Linda M. Hasselstrom is an award-winning poet and writer of the High Plains whose work is rooted in the arid landscape of her southwestern South Dakota ranch; she holds degrees from the University of South Dakota and University of Missouri. Author of twenty books of nonfiction and poetry, she has conducted hundreds of readings, workshops, talks and lectures about writing and publishing for audiences ranging from elementary students to senior citizens.  She is the resident writer at Windbreak House, where she conducted writing retreats from 1996 to 2020.
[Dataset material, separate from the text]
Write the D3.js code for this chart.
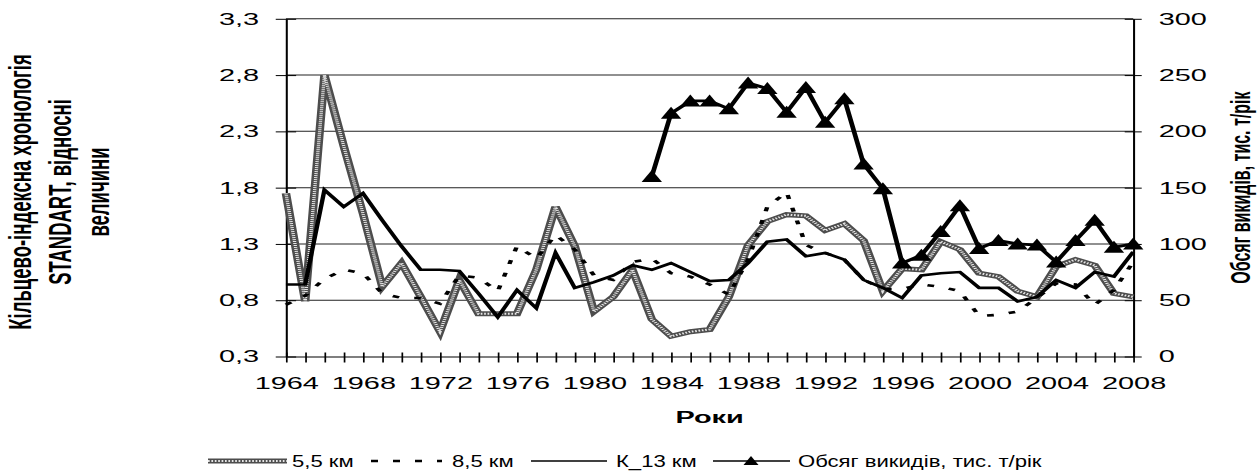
<!DOCTYPE html>
<html><head><meta charset="utf-8">
<script src="https://cdn.jsdelivr.net/npm/d3@7/dist/d3.min.js"></script>
<style>body{margin:0;background:#fff} svg{display:block}</style>
</head><body>
<svg id="c" width="1258" height="472"></svg>
<script>
const years = [1964,1965,1966,1967,1968,1969,1970,1971,1972,1973,1974,1975,1976,1977,1978,1979,1980,1981,1982,1983,1984,1985,1986,1987,1988,1989,1990,1991,1992,1993,1994,1995,1996,1997,1998,1999,2000,2001,2002,2003,2004,2005,2006,2007,2008];
const km55 = [1.75,0.79,2.80,2.17,1.57,0.92,1.13,0.83,0.52,0.98, 0.68,0.68,0.68,1.07,1.63,1.28,0.70,0.83,1.07,0.63, 0.48,0.52,0.54,0.83,1.29,1.50,1.56,1.55,1.42,1.48, 1.33,0.88,1.08,1.07,1.32,1.25,1.04,1.01,0.88,0.83, 1.10,1.16,1.11,0.86,0.83];
const km85 = [0.76,0.84,0.99,1.07,1.04,0.86,0.82,0.82,0.77,1.02, 1.00,0.88,1.28,1.17,1.38,1.25,1.02,0.98,1.14,1.17, 1.04,1.01,0.94,0.85,1.16,1.63,1.76,1.29,1.22,1.16, 0.98,0.90,0.90,0.94,0.92,0.88,0.66,0.67,0.70,0.82, 0.95,0.94,0.76,0.89,1.14];
const k13 = [0.94,0.94,1.78,1.63,1.75,1.51,1.28,1.07,1.07,1.06, 0.86,0.65,0.89,0.73,1.22,0.91,0.96,1.02,1.11,1.07, 1.13,1.05,0.97,0.98,1.13,1.32,1.34,1.19,1.22,1.16, 0.98,0.91,0.82,1.02,1.04,1.05,0.91,0.91,0.79,0.83, 0.98,0.91,1.05,1.01,1.23];
const emisYears = [1983,1984,1985,1986,1987,1988,1989,1990,1991,1992,1993,1994,1995,1996,1997,1998,1999,2000,2001,2002,2003,2004,2005,2006,2007,2008];
const emis = [160,216,227,227,220,243,238,217,239,208, 229,171,149,83,90,111,134,96,103,100, 99,84,103,121,97,100];
const leftTicks = [0.3,0.8,1.3,1.8,2.3,2.8,3.3];
const rightTicks = [0,50,100,150,200,250,300];
const xLabelYears = [1964,1968,1972,1976,1980,1984,1988,1992,1996,2000,2004,2008];
const seriesNames = ["5,5 км","8,5 км","К_13 км","Обсяг викидів, тис. т/рік"];
const leftTitle = ["Кільцево-індексна хронологія","STANDART, відносні","величини"];
const rightTitle = "Обсяг викидів, тис. т/рік";
const xTitle = "Роки";

const SX = 1.7;
const FONT = "'Liberation Sans', Arial, sans-serif";
const svg = d3.select("#c").style("font-family", FONT);
const g = svg.append("g").attr("transform", `scale(${SX},1)`);

const x = d3.scaleLinear().domain([1964, 2008]).range([168.2, 666.6]);
const yL = d3.scaleLinear().domain([0.3, 3.3]).range([356.5, 18.8]);
const yR = d3.scaleLinear().domain([0, 300]).range([356.5, 18.8]);
const fmt = d => d3.format(".1f")(d).replace(".", ",");

// gridlines
g.append("g").selectAll("line").data(leftTicks.slice(1)).join("line")
  .attr("x1", x(1964)).attr("x2", x(2008))
  .attr("y1", d => yL(d)).attr("y2", d => yL(d))
  .attr("stroke", "#222").attr("stroke-width", 1);

const axL = g.append("g").attr("transform", `translate(${x(1964)},0)`)
  .call(d3.axisLeft(yL).tickValues(leftTicks).tickFormat(fmt).tickSize(6).tickSizeOuter(0).tickPadding(9.8));
const axR = g.append("g").attr("transform", `translate(${x(2008)},0)`)
  .call(d3.axisRight(yR).tickValues(rightTicks).tickFormat(d3.format("d")).tickSize(5).tickSizeOuter(0).tickPadding(10));
const axB = g.append("g").attr("transform", `translate(0,${yL(0.3)})`)
  .call(d3.axisBottom(x).tickValues(years).tickFormat(d => xLabelYears.includes(d) ? String(d) : "")
    .tickSize(6).tickSizeOuter(0).tickPadding(14.8));
axL.selectAll(".tick line").attr("x1", 6);
axR.selectAll(".tick line").attr("x1", -5);
axB.selectAll(".tick line").attr("y1", -4);
[axL, axR, axB].forEach(a => {
  a.selectAll("path.domain").attr("stroke", "#000").attr("stroke-width", 1.2);
  a.selectAll(".tick line").attr("stroke", "#000").attr("stroke-width", 1);
  a.selectAll("text").attr("font-size", 17).attr("fill", "#000").style("font-family", FONT);
});

const line = d3.line().x((d, i) => x(years[i])).y(d => yL(d));

// 5,5 km textured
g.append("path").attr("d", line(km55)).attr("fill", "none")
  .attr("stroke", "#4d4d4d").attr("stroke-width", 5);
g.append("path").attr("d", line(km55)).attr("fill", "none")
  .attr("stroke", "#e6e6e6").attr("stroke-width", 2).attr("stroke-dasharray", "1,1");
// 8,5 km dashed
g.append("path").attr("d", line(km85)).attr("fill", "none")
  .attr("stroke", "#000").attr("stroke-width", 2.6).attr("stroke-dasharray", "4,9");
// K_13 solid
g.append("path").attr("d", line(k13)).attr("fill", "none")
  .attr("stroke", "#000").attr("stroke-width", 2.6);
// emissions
const lineE = d3.line().x((d, i) => x(emisYears[i])).y(d => yR(d));
g.append("path").attr("d", lineE(emis)).attr("fill", "none")
  .attr("stroke", "#000").attr("stroke-width", 2.8);
const tri = "M0,-6.5L6,5.5L-6,5.5Z";
g.append("g").selectAll("path").data(emis).join("path")
  .attr("transform", (d, i) => `translate(${x(emisYears[i])},${yR(d)})`)
  .attr("d", tri).attr("fill", "#000");

// titles
const lt = g.append("g").attr("font-weight", "bold").attr("font-size", 18.5).attr("text-anchor", "middle");
const ltx = [11.8, 35, 57.6];
leftTitle.forEach((t, i) => {
  lt.append("text").attr("transform", `translate(${ltx[i]},192) rotate(-90)`).attr("dy", "0.35em").text(t);
});
g.append("text").attr("transform", `translate(729.4,187.6) rotate(-90)`).attr("dy", "0.35em")
  .attr("text-anchor", "middle").attr("font-weight", "bold").attr("font-size", 16).text(rightTitle);
g.append("text").attr("x", 417.4).attr("y", 423).attr("text-anchor", "middle")
  .attr("font-weight", "bold").attr("font-size", 17).text(xTitle);

// legend (drawn in pixel space)
const ly = 461, lb = 467.3, TS = 1.3;
const leg = svg.append("g");
const s1 = [[208, ly], [287, ly]];
leg.append("path").attr("d", d3.line()(s1)).attr("stroke", "#4d4d4d").attr("stroke-width", 5).attr("fill", "none");
leg.append("path").attr("d", d3.line()(s1)).attr("stroke", "#e6e6e6").attr("stroke-width", 2).attr("stroke-dasharray", "1.7,1.7").attr("fill", "none");
leg.append("path").attr("d", d3.line()([[371, ly], [442, ly]])).attr("stroke", "#000").attr("stroke-width", 2.6).attr("stroke-dasharray", "7,15").attr("fill", "none");
leg.append("path").attr("d", d3.line()([[531, ly], [607, ly]])).attr("stroke", "#000").attr("stroke-width", 1.3).attr("fill", "none");
leg.append("path").attr("d", d3.line()([[713, ly], [790, ly]])).attr("stroke", "#000").attr("stroke-width", 1.3).attr("fill", "none");
leg.append("path").attr("transform", `translate(751,${ly})`).attr("d", "M0,-5L7.5,4L-7.5,4Z").attr("fill", "#000");
const lx = [292, 452, 616, 798];
seriesNames.forEach((t, i) => {
  leg.append("text").attr("transform", `translate(${lx[i]},${lb}) scale(${TS},1)`).attr("font-size", 17).text(t);
});
</script>
</body></html>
Linda Answers Questions About the Book

Q: Write Now is made up of 40 essays about your writing experiences. Were they all written for this book, or are they excerpted from other books of yours?

 

Many of the essays have appeared on my blog, a word I still find lacking in charm. Technically, then, many of these essays are either unpublished, or pieces that were published but have remained uncollected, meaning they have not appeared in a book.

 

 

Q: Why did you decide to publish this book through your own Lame Johnny Press, instead of submitting it to conventional publishers?

 

Who knows when, where, how or even if I might publish another book that will enable me to collect past writing? 

 

And even though some publishers now accept simultaneous submissions—submitting the same book to several potential publishers at once—the process still takes a long time as the editors laboriously calculate whether the book is worth their investment, and their time.

 

So I've decided to self-publish my current writing through my blog and other online writing, as well as this book.

 

 

Q: Are there other advantages to self-publishing?

 

Along with [a book] proposal, many publishers require the author to submit a Marketing Plan, complete with bookstores and cities you plan to visit, organizations you will ask for an opportunity to speak about your book or a related topic. I'm nearly 80 years old and drove millions of miles around the Great Plains when I worked for various arts councils. These days I want to stay home with my dog, enjoy my garden, write, and make contact with potential buyers and others through the Internet.

 

Besides, publishing a book means promoting a book. These days I enjoy making sales pitches less and less, since promotion requires persuading twenty-something book buyers who are looking for the next hot read.  Marketing means traveling hither and thither, speaking to groups that may or not be interested.

 

 

Q: Tell me about the book's cover photo.

 

 

James Parker, the editor and designer of the book, who is also a photographer, took the book cover photo near Fairburn, a small town not far from my ranch.

 

I loved it because I recognized the road, and knew it was near here. The winding road symbolizes to me the way the writing life is—some of it is a relaxed ramble in the country, but there may be sharp curves and slippery grave. Note that the left side of the road is open range: so you could hit a cow (a bad review, or some similar problem) in your writing life. Rolling hills: it's not a flat, featureless plain; the writing life has lots of interesting humps and squiggles and valleys and vegetation.

 

 

Q: Did he send you other cover designs to choose from, or was this the only one?

 

He sent me several other covers: one had a pencil and notebook, which seemed to me too simplistic in this computer age.

 

One of the road pictures he sent had very large trees—not characteristic of the prairie at all, except around ranch houses. Another one had a stop sign, which surely does suggest some of the problems of writing, but part of my advice is to never ever give up writing, and the stop sign seemed a negative image.

 

Another cover was black and white, and although that would have been considerably cheaper to produce, I wanted the vibrancy of color.

 

One or more of the possibilities had glowing light around the letters, which struck me as too ethereal. Several covers had varieties of type—smaller, larger, more curly, san serif; I chose this type because it has a jaunty handwriting-like appearance—much neater than my own handwriting.